Re: Solingen steel vs Krupp steel
The published DIN steel standard for SA blades that I have is: DIN 1611, St. 70. 11. And for the scabbard fittings it’s a (steel) sheet metal with a classification: DIN 1611, St. 34. Which is not from a source document so I cannot vouch for its accuracy. As for the HJ knives, a period document that I believe is early (and difficult for me to read in Fraktur) seems to indicate a chrome-steel with a chrome content of 13.0 - 14.5% and .4 - .5% nickel (Krupp’s 1912 stainless patent was for a 18/8 CrNi steel known as V2A-stahl). With another later (and much more realistic IMO) published HJ standard for an oil tempered crucible steel with a .7 - .9% carbon content, silicon .2 - .3%, manganese .3 - .4%, phosphorus .02% (max.?), and sulfur .02% (max?). In other words - something that I think is roughly comparable to an AISI 1080, that is a little light on the manganese. PS: I agree, and just to set the record straight it was not the Japanese that I was thinking about and they do manufacture a number of first class products (with the challenge being to get the point across without unnecessarily offending anyone).
A very interesting topic IMO just by itself, here is a really short preview with lots of shortcuts: Solingen “back in the day” (not in decades but centuries) had most of the necessary ingredients for iron/steel making locally using the forests as a fuel source.

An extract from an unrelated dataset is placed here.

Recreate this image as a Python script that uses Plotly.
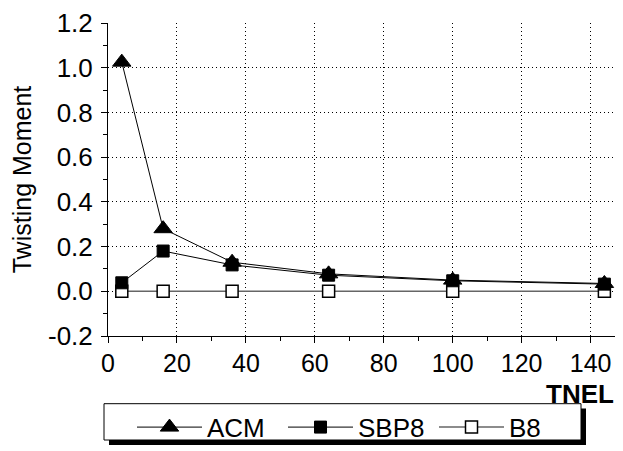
import plotly.graph_objects as go

tnel = [4, 16, 36, 64, 100, 144]
acm = [1.025, 0.28, 0.13, 0.078, 0.05, 0.035]
sbp8 = [0.038, 0.18, 0.118, 0.072, 0.047, 0.032]
b8 = [0, 0, 0, 0, 0, 0]

x_ticks = [0, 20, 40, 60, 80, 100, 120, 140]
x_grid = [20, 40, 60, 80, 100, 120, 140]
y_ticks = [-0.2, 0.0, 0.2, 0.4, 0.6, 0.8, 1.0, 1.2]
y_tick_text = ["-0.2", "0.0", "0.2", "0.4", "0.6", "0.8", "1.0", "1.2"]
y_grid = [0.0, 0.2, 0.4, 0.6, 0.8, 1.0]

FONT = "Liberation Sans, Arial, sans-serif"

# page body has 8px default margin -> figure placed at (8,8) in the window
W, H = 615, 443
L, T, R, B = 100, 15, 0, 109


def px_x(win_x):
    return (win_x - 8 - L) / (W - L - R)


def px_y(win_y):
    return (H - B - (win_y - 8)) / (H - T - B)


fig = go.Figure()
fig.add_trace(go.Scatter(x=tnel, y=b8, name="B8", mode="lines+markers",
                         line=dict(color="#666666", width=1.5),
                         marker=dict(symbol="square", size=12, color="white",
                                     line=dict(color="black", width=1.5))))
fig.add_trace(go.Scatter(x=tnel, y=sbp8, name="SBP8", mode="lines+markers",
                         line=dict(color="black", width=1),
                         marker=dict(symbol="square", size=12, color="black",
                                     line=dict(color="black", width=1))))
fig.add_trace(go.Scatter(x=tnel, y=acm, name="ACM", mode="lines+markers",
                         line=dict(color="black", width=1),
                         marker=dict(symbol="triangle-up", size=16, color="black",
                                     line=dict(color="black", width=1))))

# grid-only overlay axes
fig.add_trace(go.Scatter(x=[None], y=[None], xaxis="x2", yaxis="y2", showlegend=False))

fig.update_layout(
    width=W, height=H,
    margin=dict(l=L, r=R, t=T, b=B),
    paper_bgcolor="white", plot_bgcolor="white",
    font=dict(family=FONT, size=26, color="black"),
    showlegend=True,
    legend=dict(orientation="h", traceorder="reversed",
                x=px_x(132), xanchor="left", y=px_y(411), yanchor="top",
                bgcolor="rgba(0,0,0,0)", borderwidth=0,
                font=dict(family=FONT, size=26), itemwidth=65,
                entrywidth=71, tracegroupgap=0),
    xaxis=dict(range=[0, 149.4], tickvals=x_ticks, ticks="outside", ticklen=6,
               tickcolor="black", showline=True, linecolor="black", linewidth=1,
               showgrid=False, zeroline=False, tickfont=dict(size=25),
               ticklabelstandoff=-1,
               minor=dict(dtick=10, tick0=0, ticks="outside", ticklen=4, tickcolor="black"),
               layer="above traces", automargin=False),
    yaxis=dict(range=[-0.2, 1.2], tickvals=y_ticks, ticktext=y_tick_text,
               ticks="outside", ticklen=6, tickcolor="black", showline=True,
               linecolor="black", linewidth=1, showgrid=False, zeroline=False,
               tickfont=dict(size=26), automargin=False, ticklabelstandoff=3,
               minor=dict(dtick=0.1, tick0=0, ticks="outside", ticklen=4, tickcolor="black"),
               title=dict(text="Twisting Moment", font=dict(size=25), standoff=18)),
    xaxis2=dict(overlaying="x", range=[0, 149.4], tickvals=x_grid,
                showticklabels=False, ticks="", showgrid=True, gridcolor="black",
                griddash="1px,3px", gridwidth=1, zeroline=False, showline=False),
    yaxis2=dict(overlaying="y", range=[-0.2, 1.2], tickvals=y_grid,
                showticklabels=False, ticks="", showgrid=True, gridcolor="black",
                griddash="1px,3px", gridwidth=1, zeroline=False, showline=False),
)

# x-axis title TNEL (bold, right side below tick labels)
fig.add_annotation(text="<b>TNEL</b>", xref="paper", yref="paper",
                   x=px_x(616), y=px_y(401),
                   xanchor="right", yanchor="middle", showarrow=False,
                   font=dict(family=FONT, size=26))

# legend frame with drop shadow
fig.add_shape(type="rect", xref="paper", yref="paper",
              x0=px_x(109), x1=px_x(586), y0=px_y(453), y1=px_y(416),
              fillcolor="black", line=dict(width=0), layer="above")
fig.add_shape(type="rect", xref="paper", yref="paper",
              x0=px_x(104), x1=px_x(581), y0=px_y(448), y1=px_y(411),
              fillcolor="white", line=dict(color="black", width=1), layer="above")

fig.write_html("out.html")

But one of the big attractions in Solingen was the water power which was used to power the machines, and it morphed into more of a place to make a finished product. With the iron/steel industry itself morphing from the more primitive steel making methods to mass production. Needing lots and lots of fuel, using coal which was much better for making steel. And that is without getting into the quality of the iron ore and coal, and the different locations. With the topic really IMO being even more complicated, but I think it’s fair to say that the German Army considered it something of a “coup” to acquire the POLDI steelworks in Czechoslovakia, favoring the steel there for machine gun barrels if memory serves me correctly.